[Problem to work on] Exactly the lines from the start of the data below through the line that contains "70, 80, 90];" are to be copied, with pictures left out.

....

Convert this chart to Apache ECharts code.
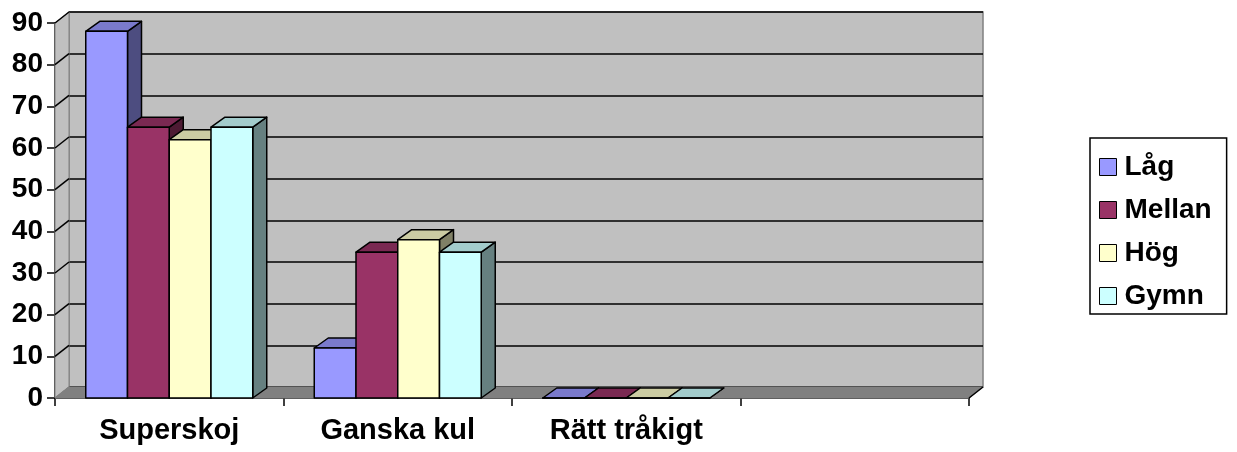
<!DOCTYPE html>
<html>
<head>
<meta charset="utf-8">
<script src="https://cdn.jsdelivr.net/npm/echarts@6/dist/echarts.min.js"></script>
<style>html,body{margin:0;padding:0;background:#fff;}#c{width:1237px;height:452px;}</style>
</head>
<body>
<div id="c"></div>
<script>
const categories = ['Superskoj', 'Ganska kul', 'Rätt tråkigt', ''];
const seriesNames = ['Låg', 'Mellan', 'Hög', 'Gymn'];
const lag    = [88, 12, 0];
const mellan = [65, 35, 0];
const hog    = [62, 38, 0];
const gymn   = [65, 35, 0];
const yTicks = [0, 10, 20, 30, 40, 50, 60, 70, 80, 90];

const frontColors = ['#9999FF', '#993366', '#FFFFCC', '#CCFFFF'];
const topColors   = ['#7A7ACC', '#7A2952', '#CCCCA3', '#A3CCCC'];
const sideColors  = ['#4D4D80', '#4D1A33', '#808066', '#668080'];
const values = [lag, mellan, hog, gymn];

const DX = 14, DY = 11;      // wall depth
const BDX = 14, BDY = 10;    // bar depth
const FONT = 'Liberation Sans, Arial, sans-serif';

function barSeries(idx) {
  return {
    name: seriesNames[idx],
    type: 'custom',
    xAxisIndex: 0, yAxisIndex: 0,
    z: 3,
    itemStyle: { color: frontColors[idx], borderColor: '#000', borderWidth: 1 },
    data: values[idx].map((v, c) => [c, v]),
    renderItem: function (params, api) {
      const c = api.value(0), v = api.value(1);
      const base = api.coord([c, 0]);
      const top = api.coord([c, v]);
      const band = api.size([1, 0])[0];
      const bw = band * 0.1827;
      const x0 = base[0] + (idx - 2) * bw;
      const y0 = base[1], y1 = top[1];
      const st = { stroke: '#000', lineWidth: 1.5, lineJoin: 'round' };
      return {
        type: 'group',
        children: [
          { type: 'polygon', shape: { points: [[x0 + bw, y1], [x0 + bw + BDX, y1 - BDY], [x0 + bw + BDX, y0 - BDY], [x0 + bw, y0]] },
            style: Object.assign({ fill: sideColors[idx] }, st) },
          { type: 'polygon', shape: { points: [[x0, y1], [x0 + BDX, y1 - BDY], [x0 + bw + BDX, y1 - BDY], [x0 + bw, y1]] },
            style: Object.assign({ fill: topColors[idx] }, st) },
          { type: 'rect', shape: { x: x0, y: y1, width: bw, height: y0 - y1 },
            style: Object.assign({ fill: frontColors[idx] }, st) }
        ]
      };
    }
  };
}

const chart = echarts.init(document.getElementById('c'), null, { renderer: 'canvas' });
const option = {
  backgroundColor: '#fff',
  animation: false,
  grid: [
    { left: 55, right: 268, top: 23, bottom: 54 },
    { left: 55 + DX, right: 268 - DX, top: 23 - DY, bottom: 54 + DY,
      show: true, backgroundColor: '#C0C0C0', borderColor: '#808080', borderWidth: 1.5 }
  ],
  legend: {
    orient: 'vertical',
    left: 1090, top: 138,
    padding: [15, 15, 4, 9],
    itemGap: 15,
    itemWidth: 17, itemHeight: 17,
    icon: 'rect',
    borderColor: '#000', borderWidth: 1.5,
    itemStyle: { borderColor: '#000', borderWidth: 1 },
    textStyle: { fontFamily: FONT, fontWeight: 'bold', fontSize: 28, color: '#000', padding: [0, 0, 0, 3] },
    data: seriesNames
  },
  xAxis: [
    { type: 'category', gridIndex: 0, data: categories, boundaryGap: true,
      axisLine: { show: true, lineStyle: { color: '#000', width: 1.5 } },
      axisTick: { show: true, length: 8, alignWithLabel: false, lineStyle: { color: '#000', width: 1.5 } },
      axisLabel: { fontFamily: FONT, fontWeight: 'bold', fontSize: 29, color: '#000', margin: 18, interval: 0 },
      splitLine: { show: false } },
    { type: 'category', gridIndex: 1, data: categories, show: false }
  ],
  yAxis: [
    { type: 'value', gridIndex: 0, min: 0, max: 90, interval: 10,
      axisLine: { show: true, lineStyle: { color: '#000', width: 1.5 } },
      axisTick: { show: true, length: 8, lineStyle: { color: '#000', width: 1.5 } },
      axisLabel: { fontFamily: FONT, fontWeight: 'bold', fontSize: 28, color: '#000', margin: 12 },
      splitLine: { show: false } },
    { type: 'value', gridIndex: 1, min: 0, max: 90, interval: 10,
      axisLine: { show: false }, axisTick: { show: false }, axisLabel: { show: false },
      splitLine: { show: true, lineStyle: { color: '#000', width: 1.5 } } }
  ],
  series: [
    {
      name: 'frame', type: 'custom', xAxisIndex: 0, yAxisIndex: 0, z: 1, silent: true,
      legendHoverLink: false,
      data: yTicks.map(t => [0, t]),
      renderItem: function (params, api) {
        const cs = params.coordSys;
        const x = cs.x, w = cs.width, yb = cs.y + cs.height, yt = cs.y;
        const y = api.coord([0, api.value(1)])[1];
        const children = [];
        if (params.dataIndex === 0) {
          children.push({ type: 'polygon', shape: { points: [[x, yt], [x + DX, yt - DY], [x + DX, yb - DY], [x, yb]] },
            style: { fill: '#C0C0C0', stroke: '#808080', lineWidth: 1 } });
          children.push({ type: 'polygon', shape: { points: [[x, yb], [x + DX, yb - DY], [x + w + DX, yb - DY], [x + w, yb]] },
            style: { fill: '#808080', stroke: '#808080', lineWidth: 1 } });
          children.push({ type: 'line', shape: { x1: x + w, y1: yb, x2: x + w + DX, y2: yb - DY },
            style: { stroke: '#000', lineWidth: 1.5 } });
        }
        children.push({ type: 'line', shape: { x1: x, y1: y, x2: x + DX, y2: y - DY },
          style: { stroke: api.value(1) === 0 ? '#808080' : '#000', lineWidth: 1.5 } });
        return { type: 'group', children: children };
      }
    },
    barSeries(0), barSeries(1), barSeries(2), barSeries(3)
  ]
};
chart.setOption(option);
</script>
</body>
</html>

....

[Expected answer]
Convert this chart to Apache ECharts code.
<!DOCTYPE html>
<html>
<head>
<meta charset="utf-8">
<script src="https://cdn.jsdelivr.net/npm/echarts@6/dist/echarts.min.js"></script>
<style>html,body{margin:0;padding:0;background:#fff;}#c{width:1237px;height:452px;}</style>
</head>
<body>
<div id="c"></div>
<script>
const categories = ['Superskoj', 'Ganska kul', 'Rätt tråkigt', ''];
const seriesNames = ['Låg', 'Mellan', 'Hög', 'Gymn'];
const lag    = [88, 12, 0];
const mellan = [65, 35, 0];
const hog    = [62, 38, 0];
const gymn   = [65, 35, 0];
const yTicks = [0, 10, 20, 30, 40, 50, 60, 70, 80, 90];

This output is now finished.